As the beautiful Iowa River Valley between Steamboat Rock and Eldora unfolds at a pace of 9 minutes a mile, my mind wanders to coming here at 21 and still returning at nearly 43. None of what has transpired in my life over the last 22 years is exactly as I planned, yet somehow it feels as if I’m right where I need to be. It’s a good feeling, and a reminder that forcing your vision of life can often lead to ending up somewhere we don't want to be. However, allowing life to unfold with curiosity, while keeping one hand on the steering wheel, can lead you to better places and even better people.
This is the third year I have run this route, and in the first two, I screwed up the pacing, the hills, and the timing. Slowing to a crawl and questioning how dumb of a runner I can be sometimes. As I crest a hill and see the Eldora Court House bell tower in the distance, I feel strong, in a good place, both on the run and in life. I’m settled into my pace, with fuel still in the tank for the miles ahead. Which is where I want to be in life. Settled, fuel in the tank, and ready for the challenges ahead. It’s the place I try to help most people get to. And when I do not find them in that space, I want to be a place people come to refuel for whatever battle they are facing.
Life has a way of throwing us from one problem to another, and we can never be certain whether we are navigating it correctly. We hope that, at some point, we get confirmation that we aren’t on the wrong course. This weekend, as always, has been a bellwether weekend for me. Strip away the noise, hang with great people, and contemplate whether I am with all the complications life throws at us, navigating to the best of my ability. I cross in front of the courthouse at mile 11.5, and I know most of what is left is downhill. I’m exhausted from more than just running. But it is the good kind of exhaustion. I’m still fighting the good fight in life.

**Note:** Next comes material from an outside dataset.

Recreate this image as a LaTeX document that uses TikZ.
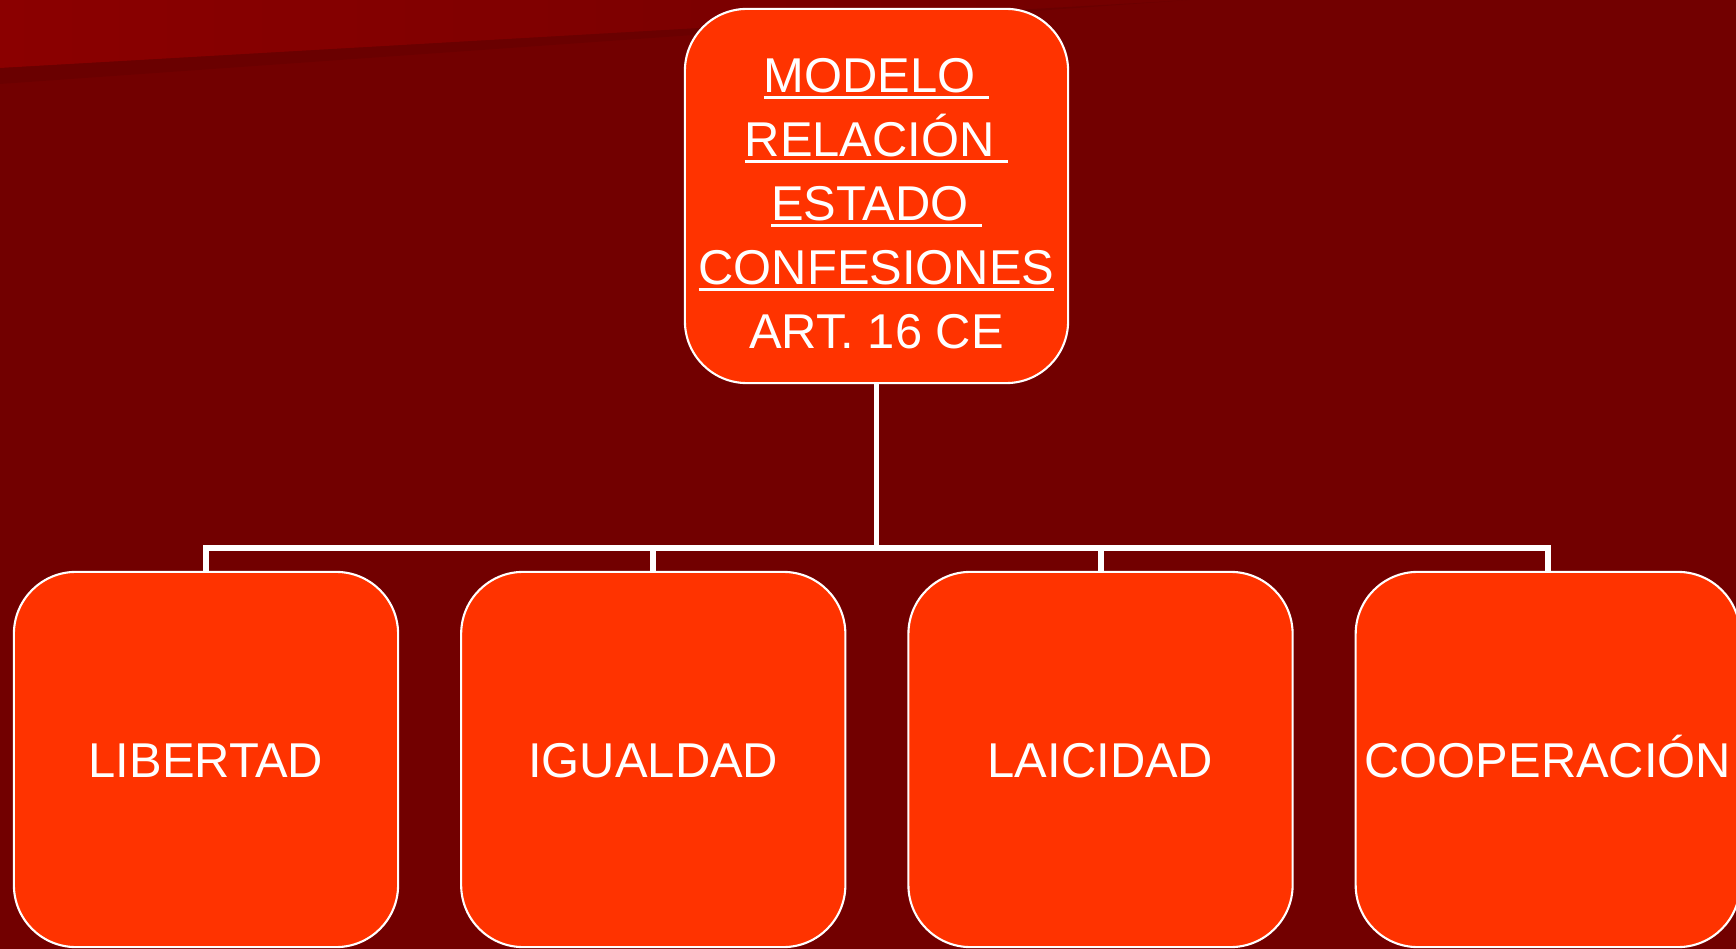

The downhill provides relief, the campsite is in my sights, and 48 hours of nostalgia, catching up, and laughs lie ahead. I stayed focused and finally ran this loop the way I wanted, as best as I could. Just as I want to live my life, to the best of my ability. That’s what I hope for just about everyone. It's time to reinitiate the fading art of genuine connection with other people. I stroll into the campsite and tell my friends. I’m ready for a Gatorade and a beer. Let the recharge come from being with people who understand me and also challenge me. Two hours by myself and 48 with them is the perfect ratio for a weekend that always gives me the good feels about life. Traditions, like life itself, change over the years, ever so slightly. These 13 miles represent my interactions with the weekend, changing and adjusting just a tad. It’s a good adjustment. I’m keeping pace with it all, and that's reason enough to smile and reconnect again and again.